Increasingly unfulfilled and unhappy, Alison started thinking about how to start feeling alive again. One thing came to mind: art. But where would she even start? She’d had so much success in her career already. Was she just going to abandon all her hard-earned progress climbing the ladder? Yep. That’s exactly what she was going to do. Alison resigned from the bank. “It felt so liberating. That's when I separated from my dad's idea of success and embraced my idea of success. I no longer thought that it was about money; it was about fulfillment and what drove me. I realized if I stayed in the banking atmosphere, I would die or get sick. I would get bored with life. I just couldn't exist like that. There's just more that I'm meant to do in life.”
"It felt so liberating. That's when I separated from my dad's idea of success and embraced my idea of success. I no longer thought that it was about money; it was about fulfillment and what drove me." ~ Alison Bailey Vercruysse
Alison and her husband moved to California where she picked up freelance consulting jobs to pay the bills and spent the rest of her time following her passions. She signed up for art classes, got a minor in art history, worked for a bit at the San Francisco Museum of Modern Art, and took a food writing class at Berkeley. Alison pursued anything that sparked her fire. It turns out the food world lit her up. She followed this new passion to the front door of Citizen Cake, a dessert restaurant founded by star pastry chef Elizabeth Falkner, where she begged for an internship. As a former Manager at the Federal Reserve Bank of Chicago with an M.B.A., Alison now found herself as an unpaid intern separating the egg yolks from the whites out of 500 eggs in one sitting… and she’d never been happier. Alison found work that she was good at, work that she loved, and continued experimenting in the food world. Eventually, she launched her own granola company called 18 Rabbits, which she led for 12 years. “It’s such a huge gift to know what I am here to do and honor that knowing by having ways to express it.”
When Alison left her banking career, she shifted her mindset from trying to advance as high as possible along a linear path of success to releasing that idea to pursue her passions and interests, wherever they led. Alison’s ability to embrace a non-linear path, even one that meant “starting over again from the beginning,” was critical to finding her true success.

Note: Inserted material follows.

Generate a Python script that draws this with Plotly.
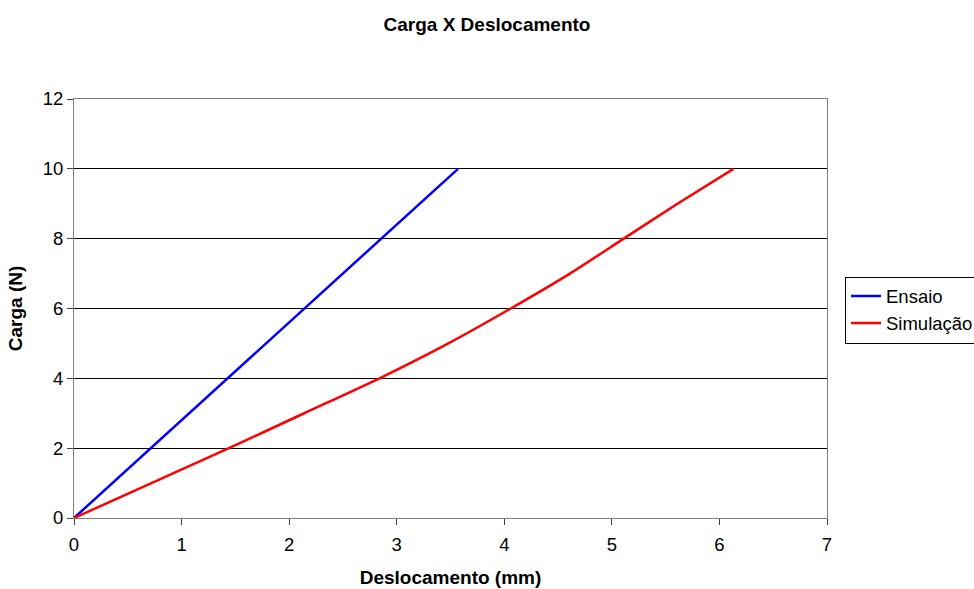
import plotly.graph_objects as go

ensaio_x = [0, 3.57]
ensaio_y = [0, 10]

sim_x = [0, 0.72, 1.44, 2.14, 2.84, 3.48, 4.06, 4.61, 5.11, 5.61, 6.13]
sim_y = [0, 1, 2, 3, 4, 5, 6, 7, 8, 9, 10]

font = "Liberation Sans, Arial, sans-serif"

fig = go.Figure()
fig.add_trace(go.Scatter(x=ensaio_x, y=ensaio_y, mode="lines", name="Ensaio",
                         line=dict(color="#0000FF", width=2.5)))
fig.add_trace(go.Scatter(x=sim_x, y=sim_y, mode="lines", name="Simulação",
                         line=dict(color="#FF0000", width=2.5, shape="spline", smoothing=0.6)))

fig.update_layout(
    width=974, height=589,
    margin=dict(l=74, r=147, t=99, b=71),
    paper_bgcolor="white", plot_bgcolor="white",
    font=dict(family=font, size=16, color="black"),
    title=dict(text="<b>Carga X Deslocamento</b>", x=0.5, xanchor="center",
               y=0.959, yanchor="middle", font=dict(size=19)),
    legend=dict(xref="container", yref="container", x=845 / 974, y=1 - 310 / 589,
                xanchor="left", yanchor="middle",
                bordercolor="black", borderwidth=1, bgcolor="white",
                font=dict(size=18.5), tracegroupgap=0, itemwidth=30),
    showlegend=True,
)
fig.update_xaxes(range=[0, 7], dtick=1, showgrid=False, zeroline=False,
                 showline=True, linecolor="#808080", linewidth=1, mirror=True,
                 ticks="outside", ticklen=6, tickcolor="#404040", automargin=False,
                 tickfont=dict(size=18.5), ticklabelstandoff=4,
                 title=dict(text="<b>Deslocamento (mm)</b>", standoff=16, font=dict(size=19)))
fig.update_yaxes(range=[0, 12], dtick=2, showgrid=True, gridcolor="black", gridwidth=1,
                 zeroline=False, showline=True, linecolor="#808080", linewidth=1, mirror=True,
                 ticks="outside", ticklen=6, tickcolor="#404040", automargin=False,
                 tickfont=dict(size=18.5),
                 title=dict(text="<b>Carga (N)</b>", standoff=15, font=dict(size=19)))

fig.write_html("out.html", config={"displayModeBar": False},
               post_script="document.body.style.margin='0';document.body.style.overflow='hidden';")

Being on a predictable linear path toward success where you can easily define your next goal feels much more controllable, measurable, and concrete; embracing a non-linear path feels… different. When you allow your passion or interests to guide you, your path might meander all over the place. You might need to start all over, like Alison. You may need to step down, go back to school, start over, start your own thing, or take a giant leap of faith. None of these things are easy, but they’re worth it. Because here’s the thing: you’re going to be uncomfortable no matter what! If you settle for a job that you don’t love or even hate, you’re going to be uncomfortable. If you follow your heart and do whatever it takes to pursue your passion, there’ll probably be moments that make you uncomfortable as well, but only one of these options results in finding work that you love—work that’s worthy of your one precious life.
It’s time to re-evaluate what success looks like for you.
- What lit you up as a child? Find ways to do more of it.
- Stop forcing yourself down a path that doesn’t excite you.
- Give yourself permission to pivot.
Final Thoughts: Thriving Starts with a Mindset Shift
If you want to find true success, start with these five mindset shifts:
- Failure happens for you, not to you.
- Say yes and figure it out.
- Experiment: Just see if you can.
- You can make a living doing what you love.
- Your path doesn’t have to be linear.